Why is contemplative prayer so needed in our time? What good does the mystic generate in a world of climate crisis, racial trauma, and violence? And truly, if contemplative prayer does not have something to offer to a world, for example, in which immigrants and refugees are scapegoated and violently marginalized, then contemplative prayer doesn’t have legs to stand on. Yet I believe that contemplative prayer–along with sustained action against injustice!–is the primary healing path forward.
Here’s why, using a teaching from Franciscan teacher Richard Rohr in his book Immortal Diamond (page 29, for anyone has it close by): Contemplative prayer helps us heal our splits from reality.
Fr. Rohr’s first split is that we split from our shadow self and pretend to be our idealized self. We all do this. We present the self we desire to be to the world while airbrushing or repressing the unsavory aspects of the self, the shadow self. Facebook and Instagram are the best exemplars, serving as online platforms literally to curate our image. Clergy like me do this, too, perhaps more than most: we speak “spiritual” language, pray lofty prayers, and often unconsciously cultivate an image of ourselves as separate from others.
America does this, too, of course: what else is American exceptionalism than a split from the shadow self of Native American genocide, African slavery, and imperial wars? As a graffiti sign on a recent road trip put it, “kill one person and it is murder, kill thousands and it is foreign policy.” Contemplative prayer teaches us not to be afraid of seeing ourselves, and seeing reality, as it is.

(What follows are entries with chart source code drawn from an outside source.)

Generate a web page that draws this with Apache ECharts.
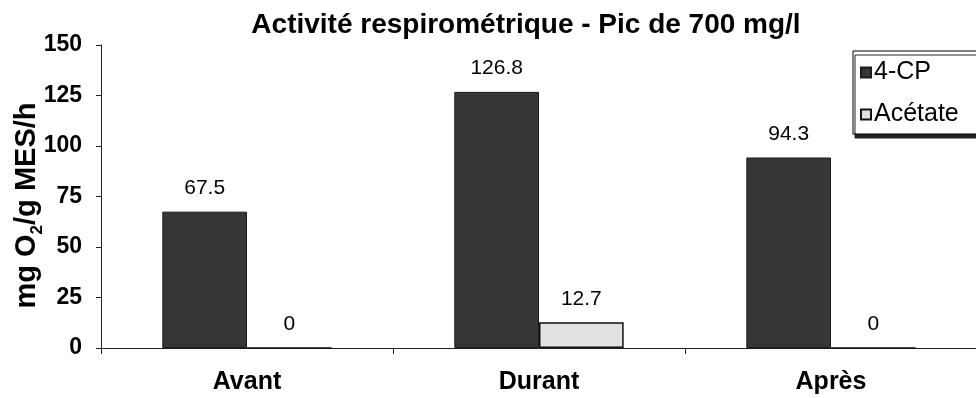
<!DOCTYPE html>
<html>
<head>
<meta charset="utf-8">
<script src="https://cdn.jsdelivr.net/npm/echarts@6/dist/echarts.min.js"></script>
<style>
  html, body { margin: 0; padding: 0; background: #fff; }
  #chart { width: 976px; height: 398px; }
</style>
</head>
<body>
<div id="chart"></div>
<script>
// Respirometric activity per phase of the 700 mg/l peak
const categories = ['Avant', 'Durant', 'Après'];
const seriesNames = ['4-CP', 'Acétate'];
const cpValues = [67.5, 126.8, 94.3];
const acetateValues = [0, 12.7, 0];
const yTicks = [0, 25, 50, 75, 100, 125, 150];

const FONT = '"Liberation Sans", Arial, sans-serif';

const chart = echarts.init(document.getElementById('chart'), null, { renderer: 'canvas' });

const labelStyle = {
  show: true,
  position: 'top',
  distance: 13,
  fontFamily: FONT,
  fontSize: 21,
  color: '#000',
  formatter: p => String(p.value)
};

chart.setOption({
  animation: false,
  backgroundColor: '#fff',
  title: {
    text: 'Activité respirométrique - Pic de 700 mg/l',
    left: 521,
    textAlign: 'center',
    top: 6,
    textStyle: { fontFamily: FONT, fontWeight: 'bold', fontSize: 28, color: '#000' }
  },
  legend: {
    data: seriesNames,
    orient: 'vertical',
    left: 853,
    top: 51,
    padding: [9, 60, 7, 7],
    itemGap: 17,
    itemWidth: 10,
    itemHeight: 10,
    icon: 'rect',
    backgroundColor: '#fff',
    borderColor: '#000',
    borderWidth: 1,
    shadowColor: '#222',
    shadowBlur: 0,
    shadowOffsetX: 2,
    shadowOffsetY: 4,
    textStyle: { fontFamily: FONT, fontSize: 25, color: '#000', padding: [0, 0, 0, -2] }
  },
  grid: { left: 101, top: 45, width: 876, height: 303, containLabel: false, outerBoundsMode: 'none' },
  xAxis: {
    type: 'category',
    data: categories,
    axisLine: { lineStyle: { color: '#222', width: 1 } },
    axisTick: { show: true, alignWithLabel: false, length: 6, lineStyle: { color: '#222' } },
    axisLabel: { margin: 22, fontFamily: FONT, fontWeight: 'bold', fontSize: 25, color: '#000' }
  },
  yAxis: {
    type: 'value',
    min: yTicks[0],
    max: yTicks[yTicks.length - 1],
    interval: yTicks[1] - yTicks[0],
    name: '{a|mg O}{s|2}{a|/g MES/h}',
    nameLocation: 'middle',
    nameGap: 60,
    nameRotate: 90,
    nameMoveOverlap: false,
    nameTextStyle: {
      padding: [0, 18, 0, 0],
      rich: {
        a: { fontFamily: FONT, fontWeight: 'bold', fontSize: 29, color: '#000', lineHeight: 32, verticalAlign: 'bottom' },
        s: { fontFamily: FONT, fontWeight: 'bold', fontSize: 17, color: '#000', lineHeight: 32, verticalAlign: 'bottom', padding: [0, 0, -5, 0] }
      }
    },
    splitLine: { show: false },
    axisLine: { show: true, lineStyle: { color: '#222', width: 1 } },
    axisTick: { show: true, length: 5, lineStyle: { color: '#222' } },
    axisLabel: { margin: 19, fontFamily: FONT, fontWeight: 'bold', fontSize: 23, color: '#000' }
  },
  series: [
    {
      name: seriesNames[0],
      type: 'bar',
      data: cpValues,
      barGap: '0%',
      barCategoryGap: '42%',
      itemStyle: { color: '#363636', borderColor: '#1a1a1a', borderWidth: 1 },
      label: labelStyle
    },
    {
      name: seriesNames[1],
      type: 'bar',
      data: acetateValues,
      barGap: '0%',
      barCategoryGap: '42%',
      itemStyle: { color: '#e2e2e2', borderColor: '#111', borderWidth: 1.5 },
      label: labelStyle
    }
  ]
});
</script>
</body>
</html>
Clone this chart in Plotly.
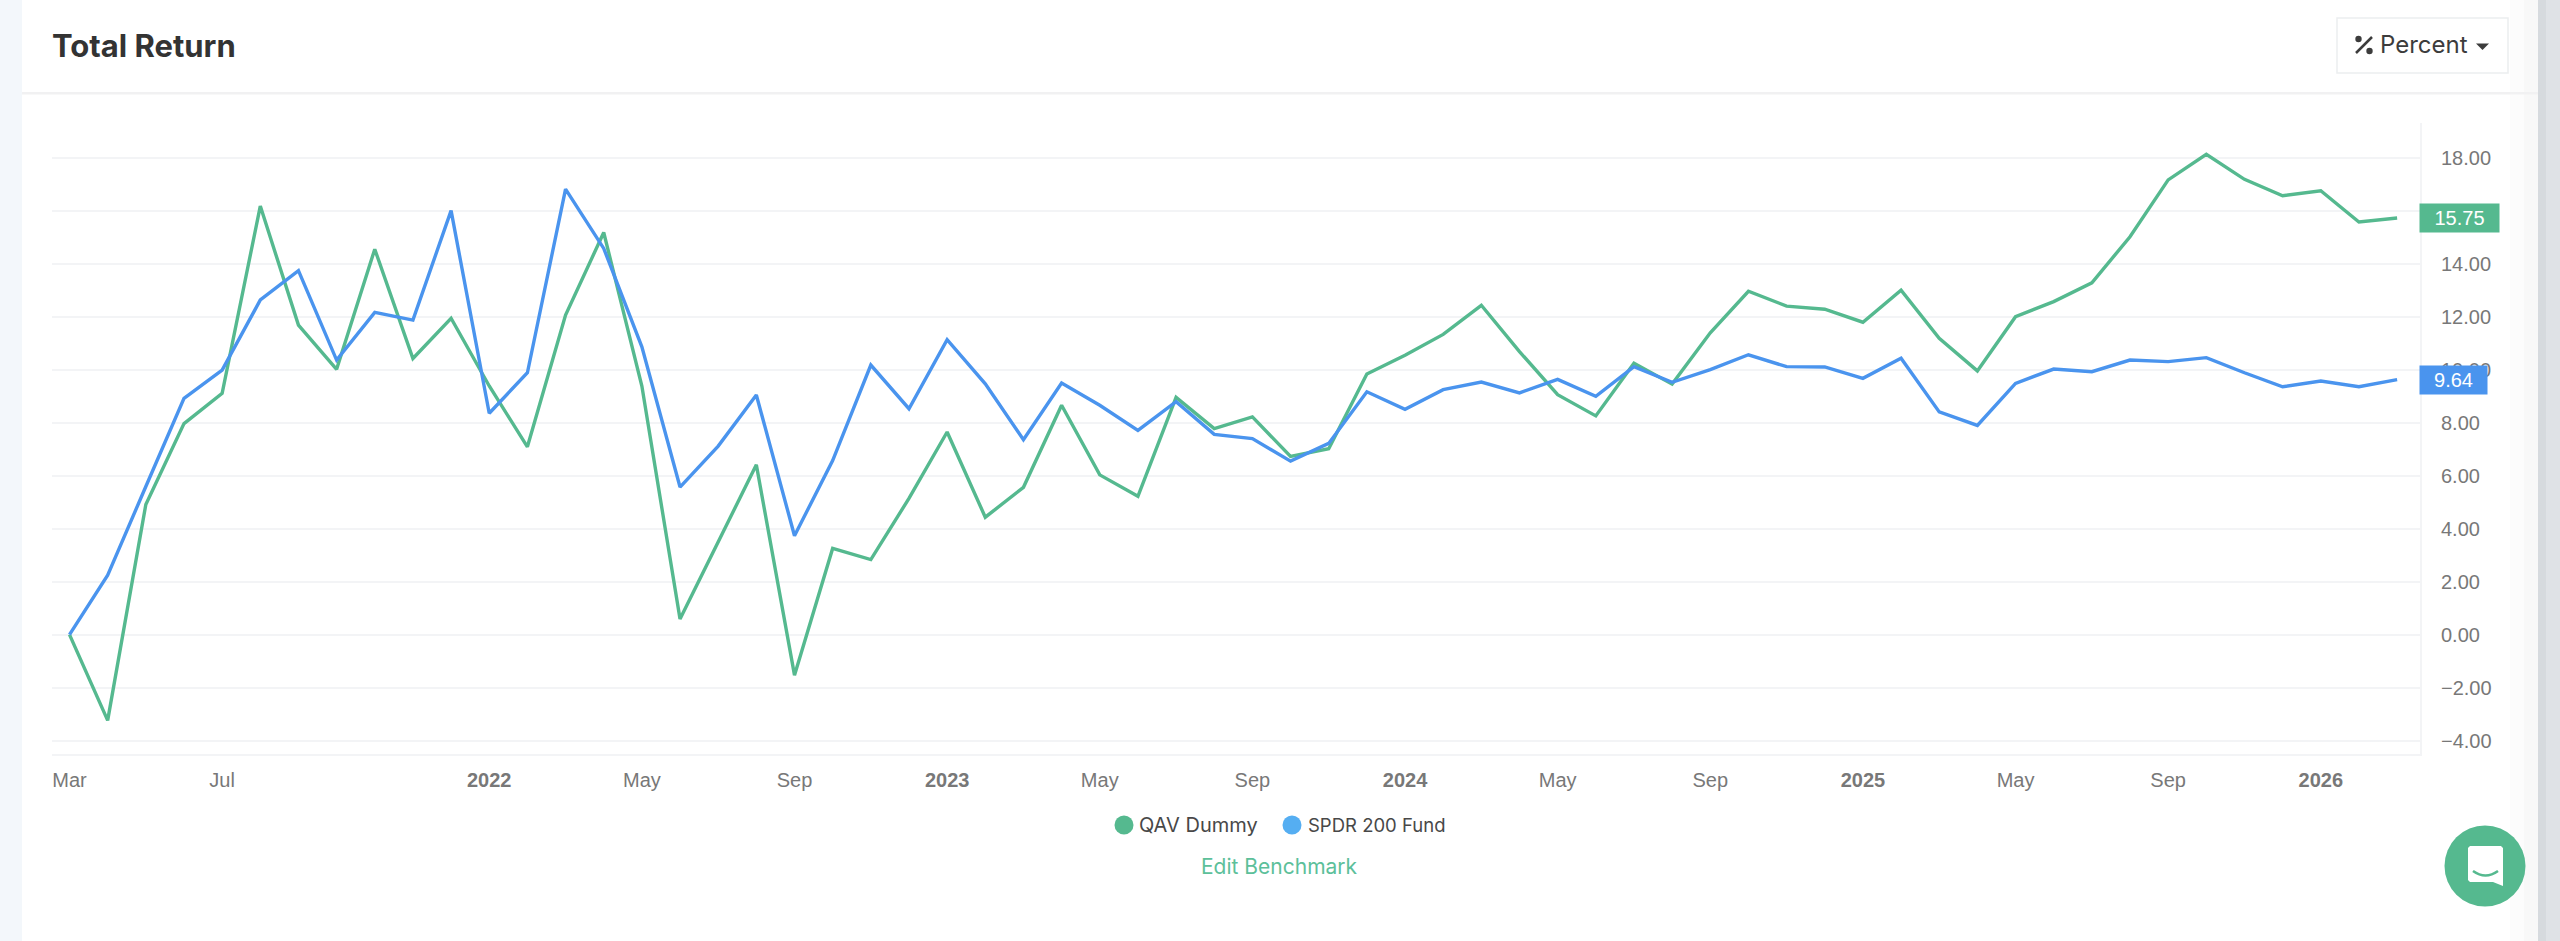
import plotly.graph_objects as go

# ---- data ----
point_index = list(range(62))
qav_dummy = [0.00, -3.24, 4.92, 7.98, 9.12, 16.20, 11.70, 10.03, 14.57, 10.44,
             11.96, 9.40, 7.10, 12.08, 15.20, 9.40, 0.59, 3.50, 6.42, -1.53,
             3.26, 2.84, 5.15, 7.66, 4.44, 5.57, 8.67, 6.04, 5.23, 8.97,
             7.79, 8.23, 6.74, 7.03, 9.85, 10.56, 11.35, 12.45, 10.70, 9.07,
             8.27, 10.26, 9.47, 11.41, 12.98, 12.42, 12.30, 11.81, 13.02, 11.20,
             9.97, 12.02, 12.59, 13.30, 15.04, 17.19, 18.16, 17.21, 16.59, 16.78,
             15.60, 15.75]
spdr_200 = [0.00, 2.25, 5.60, 8.93, 10.00, 12.65, 13.76, 10.38, 12.18, 11.89,
            16.03, 8.37, 9.90, 16.84, 14.60, 10.88, 5.58, 7.13, 9.06, 3.74,
            6.58, 10.19, 8.54, 11.15, 9.48, 7.37, 9.51, 8.67, 7.72, 8.81,
            7.57, 7.41, 6.56, 7.23, 9.18, 8.52, 9.26, 9.55, 9.14, 9.65,
            9.01, 10.13, 9.54, 10.02, 10.58, 10.13, 10.12, 9.69, 10.45, 8.42,
            7.91, 9.50, 10.04, 9.94, 10.38, 10.32, 10.47, 9.90, 9.37, 9.59,
            9.37, 9.64]
x_tick_index = [0, 4, 11, 15, 19, 23, 27, 31, 35, 39, 43, 47, 51, 55, 59]
x_tick_labels = ["Mar", "Jul", "<b>2022</b>", "May", "Sep", "<b>2023</b>", "May", "Sep",
                 "<b>2024</b>", "May", "Sep", "<b>2025</b>", "May", "Sep", "<b>2026</b>"]
y_ticks = [-4, -2, 0, 2, 4, 6, 8, 10, 12, 14, 16, 18]
series_names = ["QAV Dummy", "SPDR 200 Fund"]

# ---- styling ----
W, H = 2560, 941
L, R, T, B = 52, 2420, 123, 754
GREEN, BLUE, DOT_BLUE = "#55b98f", "#4a94ee", "#55aef2"
GRID = "#f3f4f6"
FONT = "Inter, 'Open Sans', sans-serif"
AXIS_FONT = "'Liberation Sans', Arial, sans-serif"

def px(x):
    return (x - L) / (R - L)

def py(y):
    return (B - y) / (B - T)

def rect(x0, y0, x1, y1, fill, line=None, layer="below", lw=0):
    return dict(type="rect", xref="paper", yref="paper", x0=px(x0), x1=px(x1), y0=py(y1), y1=py(y0),
                fillcolor=fill, line=dict(color=line or "rgba(0,0,0,0)", width=lw), layer=layer)

def circle(cx, cy, r, fill, layer="above"):
    return dict(type="circle", xref="paper", yref="paper", x0=px(cx - r), x1=px(cx + r),
                y0=py(cy + r), y1=py(cy - r), fillcolor=fill, line=dict(width=0), layer=layer)

def path(points, fill=None, line=None, lw=0, close=True, layer="above", curve=False):
    cmds = []
    for i, p in enumerate(points):
        cmds.append(("M" if i == 0 else ("Q" if curve and i == 1 else ("" if curve else "L")))
                    + f"{px(p[0]):.6f},{py(p[1]):.6f}")
    d = " ".join(cmds) + (" Z" if close else "")
    return dict(type="path", xref="paper", yref="paper", path=d, fillcolor=fill or "rgba(0,0,0,0)",
                line=dict(color=line or "rgba(0,0,0,0)", width=lw), layer=layer)

def text(x, y, s, size, color, anchor="left", font=FONT):
    return dict(xref="paper", yref="paper", x=px(x), y=py(y), text=s, showarrow=False, xanchor=anchor,
                yanchor="middle", font=dict(size=size, color=color, family=font), borderpad=0, borderwidth=0)

shapes = [
    rect(0, 0, 22, H, "#f3f7fb"),
    rect(2538, 0, W, H, "#dfe2e6"),
    rect(2538, 0, 2546, H, "#d6dade"),
    rect(2510, 0, 2524, H, "#fcfcfc"),
    rect(2524, 0, 2538, H, "#f8f8f8"),
    rect(22, 92, 2538, 94.5, "#f1f1f2"),
    # Percent button
    rect(2337, 18, 2508, 73, "#ffffff", "#eceef0", "above", 1.5),
    circle(2358.5, 39, 3.2, "#3c3c3c"),
    circle(2369.5, 51, 3.2, "#3c3c3c"),
    path([(2356, 53), (2372, 37)], line="#3c3c3c", lw=2.5, close=False),
    path([(2476, 43.5), (2489, 43.5), (2482.5, 50)], fill="#3c3c3c"),
    # legend dots
    circle(1124, 825, 9.5, GREEN),
    circle(1292, 825, 9.5, DOT_BLUE),
    # chat button
    circle(2485, 866, 40.5, "#55b98f"),
    path([(2470, 846), (2501, 846), (2503, 848), (2503, 886), (2493, 882), (2470, 882), (2468, 880), (2468, 848)],
         fill="#ffffff"),
    path([(2473, 871), (2485.5, 880), (2498, 871)], line="#55b98f", lw=2.5, close=False, curve=True),
]

annotations = [
    text(52, 46, "<b>Total Return</b>", 31, "#333333"),
    text(2380, 45, "Percent", 24, "#3c3c3c"),
    text(1139, 825, series_names[0], 20, "#484848"),
    text(1308, 825, series_names[1], 18.5, "#484848"),
    text(1280, 866, "Edit Benchmark", 21, "#5cc09a", "center"),
    dict(xref="paper", yref="y", x=px(2419), y=qav_dummy[-1], text=f"{qav_dummy[-1]:.2f}", showarrow=False,
         xanchor="left", yanchor="middle", width=79, height=28, align="center", bgcolor=GREEN, borderpad=0,
         font=dict(size=20, color="#ffffff", family=AXIS_FONT)),
    dict(xref="paper", yref="y", x=px(2419), y=spdr_200[-1], text=f"{spdr_200[-1]:.2f}", showarrow=False,
         xanchor="left", yanchor="middle", width=67, height=28, align="center", bgcolor=BLUE, borderpad=0,
         font=dict(size=20, color="#ffffff", family=AXIS_FONT)),
]

fig = go.Figure()
fig.add_trace(go.Scatter(x=point_index, y=qav_dummy, mode="lines", name=series_names[0],
                         line=dict(color=GREEN, width=3.4)))
fig.add_trace(go.Scatter(x=point_index, y=spdr_200, mode="lines", name=series_names[1],
                         line=dict(color=BLUE, width=3.4)))

fig.update_layout(
    width=W, height=H, autosize=False,
    margin=dict(l=L, r=W - R, t=T, b=H - B, pad=0),
    paper_bgcolor="#ffffff", plot_bgcolor="#ffffff",
    showlegend=False,
    shapes=shapes, annotations=annotations,
    font=dict(family=AXIS_FONT, size=20, color="#787878"),
    xaxis=dict(range=[-0.459, 61.6], tickmode="array", tickvals=x_tick_index, ticktext=x_tick_labels,
               showgrid=False, zeroline=False, showline=True, linecolor=GRID, linewidth=2,
               ticks="outside", ticklen=7, tickcolor="rgba(0,0,0,0)", tickangle=0,
               tickfont=dict(size=20, color="#787878", family=AXIS_FONT)),
    yaxis=dict(range=[-4.51, 19.34], side="right", tickmode="array", tickvals=y_ticks, tickformat=".2f",
               showgrid=True, gridcolor=GRID, gridwidth=2, zeroline=False, showline=True, linecolor=GRID,
               linewidth=2, ticks="outside", ticklen=15, tickcolor="rgba(0,0,0,0)",
               tickfont=dict(size=20, color="#787878", family=AXIS_FONT)),
)

fig.write_html("out.html", config={"displayModeBar": False}, post_script="document.body.style.margin='0';")
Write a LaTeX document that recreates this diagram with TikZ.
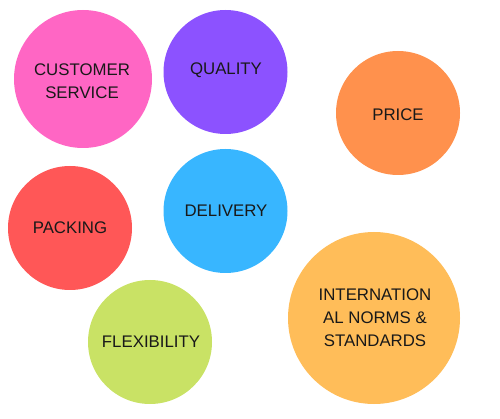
\documentclass[tikz,border=0pt]{standalone}
\usepackage{fontspec}
\setmainfont{Liberation Sans}
\definecolor{cpink}{HTML}{FF66C4}
\definecolor{cpurple}{HTML}{8C52FF}
\definecolor{corange}{HTML}{FF914D}
\definecolor{cred}{HTML}{FF5757}
\definecolor{cblue}{HTML}{38B6FF}
\definecolor{cgreen}{HTML}{C9E265}
\definecolor{clorange}{HTML}{FFBD59}
\begin{document}
\begin{tikzpicture}[x=1pt,y=-1pt,
  bubble/.style={circle,inner sep=0pt,align=center,text=black!90,
    font=\fontsize{16.8}{23}\selectfont}]
\useasboundingbox (0,0) rectangle (500,419);
\node[bubble,fill=cpink,minimum size=138pt] (cs) at (83,79) {};
\node[bubble,fill=cpurple,minimum size=124pt] (q) at (225.5,72) {};
\node[bubble,fill=corange,minimum size=124pt] (p) at (398,113) {};
\node[bubble,fill=cred,minimum size=124pt] (pk) at (70,228) {};
\node[bubble,fill=cblue,minimum size=124pt] (d) at (225.5,211) {};
\node[bubble,fill=cgreen,minimum size=124pt] (f) at (150,342) {};
\node[bubble,fill=clorange,minimum size=172pt] (n) at (374,318) {};
\node[bubble] (tcs) at (82,81) {CUSTOMER\\SERVICE};
\node[bubble] (tq) at (226,70) {QUALITY};
\node[bubble] (tp) at (398,115) {PRICE};
\node[bubble] (tpk) at (70,228) {PACKING};
\node[bubble] (td) at (226,211) {DELIVERY};
\node[bubble] (tf) at (151,342) {FLEXIBILITY};
\node[bubble] (tn) at (375,318) {INTERNATION\\AL NORMS \&\\STANDARDS};
\end{tikzpicture}
\end{document}
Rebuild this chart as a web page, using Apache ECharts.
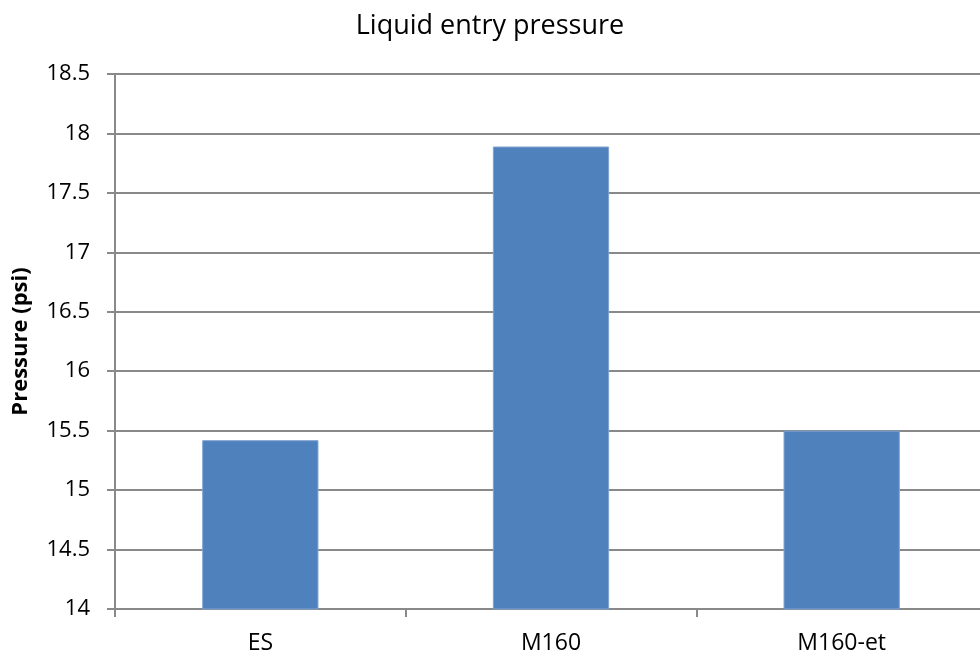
<!DOCTYPE html>
<html>
<head>
<meta charset="utf-8">
<style>
  html, body { margin: 0; padding: 0; background: #fff; }
  #chart { width: 980px; height: 659px; }
</style>
<script src="https://cdn.jsdelivr.net/npm/echarts@6/dist/echarts.min.js"></script>
</head>
<body>
<div id="chart"></div>
<script>
// Membrane samples and their measured liquid entry pressure (psi)
const categories = ['ES', 'M160', 'M160-et'];
const pressureValues = [15.42, 17.89, 15.5];
const chartTitle = 'Liquid entry pressure';
const yAxisName = 'Pressure (psi)';
const yMin = 14, yMax = 18.5, yStep = 0.5;

const lineGrey = '#898989';
const fontFamily = '"Open Sans", sans-serif';

const chart = echarts.init(document.getElementById('chart'));
chart.setOption({
  animation: false,
  title: {
    text: chartTitle,
    left: 'center',
    top: 8,
    textStyle: { fontFamily, fontSize: 27, fontWeight: 'normal', color: '#000' }
  },
  grid: {
    left: 115, top: 74, width: 872, height: 535,
    containLabel: false,
    outerBoundsMode: 'none'
  },
  xAxis: {
    type: 'category',
    data: categories,
    axisLine: { lineStyle: { color: lineGrey, width: 2 } },
    axisTick: { show: true, length: 8, alignWithLabel: false, lineStyle: { color: lineGrey, width: 2 } },
    axisLabel: { fontFamily, fontSize: 23, color: '#000', margin: 23 }
  },
  yAxis: {
    type: 'value',
    min: yMin,
    max: yMax,
    interval: yStep,
    name: yAxisName,
    nameLocation: 'middle',
    nameGap: 83,
    nameTextStyle: { fontFamily, fontSize: 22, fontWeight: 'bold', color: '#000' },
    axisLine: { show: true, lineStyle: { color: lineGrey, width: 2 } },
    axisTick: { show: true, length: 8, lineStyle: { color: lineGrey, width: 2 } },
    axisLabel: {
      fontFamily, fontSize: 22, color: '#000', margin: 25,
      formatter: v => String(Math.round(v * 10) / 10)
    },
    splitLine: { show: true, lineStyle: { color: lineGrey, width: 2 } }
  },
  series: [{
    type: 'bar',
    data: pressureValues,
    barWidth: '40%',
    itemStyle: { color: '#4F81BD', borderColor: '#7FA3D0', borderWidth: 1 }
  }]
});
</script>
</body>
</html>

Split number two: We split our minds from our body and soul and live in our minds. It is very tempting, especially in academic contexts, to think that our minds represent the most important aspect of us. And yet much of the trajectory of Western philosophy has liberated independent and critical Reason to the neglect of bodies, and particularly bodies that are marginalized. The separation of bodies, souls, and minds, especially in Western Christianity has created a tragic impasse: a confusion about the positive good, as well as the needed boundaries, of sexuality; an inability to listen to the wisdom that our bodies seek to speak; and an arrogant rejection of people whose minds do not work. As important as ideas and arguments and books are, we will not take them with us when we die. Carrying for, say, a person with Alzheimer’s not only takes embodied spiritual discipline of the highest order, but it is also counter-cultural.Split number three: We split life from death and try to live our life without any death. Much of us live our lives fueled by the fear of death. We attempt to accrue as much “stuff” as possible, to gain as much comfort as possible, before we die. This is perfectly understandable, but it risks separating life from death, when in fact they are not separate. This is probably the most difficult teaching, but I know this to be true. I witnessed it recently when I had the pleasure to be in the presence of someone whose spiritual practice had so cultivated self-surrender to love that he was truly free from death. It is possible to be free from the false self and to embrace death as part of one’s embrace of life. In fact, contemplative prayer is nothing more than practicing the ego’s death before the body’s death. An opportunity to die before you die, because we all die.
Split number 4: We split ourselves from other selves and try to live apart, superior, and separate. A self-reliant culture rewards the self-reliant, but at profound cost. It is always a temptation, for individuals, groups, and nations, to stand at a distance out of a false sense of superiority or fear. I used to do this in high school when I would refrain from hanging out with people, silently judging them while yearning to belong. We are not separate, and in spite of the American President’s “America First” racialized principle, America is not first—and nor are white Americans. From a spiritual perspective, Americans, just like any other people, are one with all humanity. Our problems are global problems. This distance, and the unilateral, pluralism-denying policies that stretch it, denies the truth of our togetherness. Nationalism tells a story of national uniqueness, often to the exclusion of other nations, or vulnerable peoples within nations, while wars evidence the utter breakdown of shared human union.
Our world needs contemplative prayer to re-member us to the whole: to the whole of life, to God, death, our bodies, each other, the earth, and ourselves.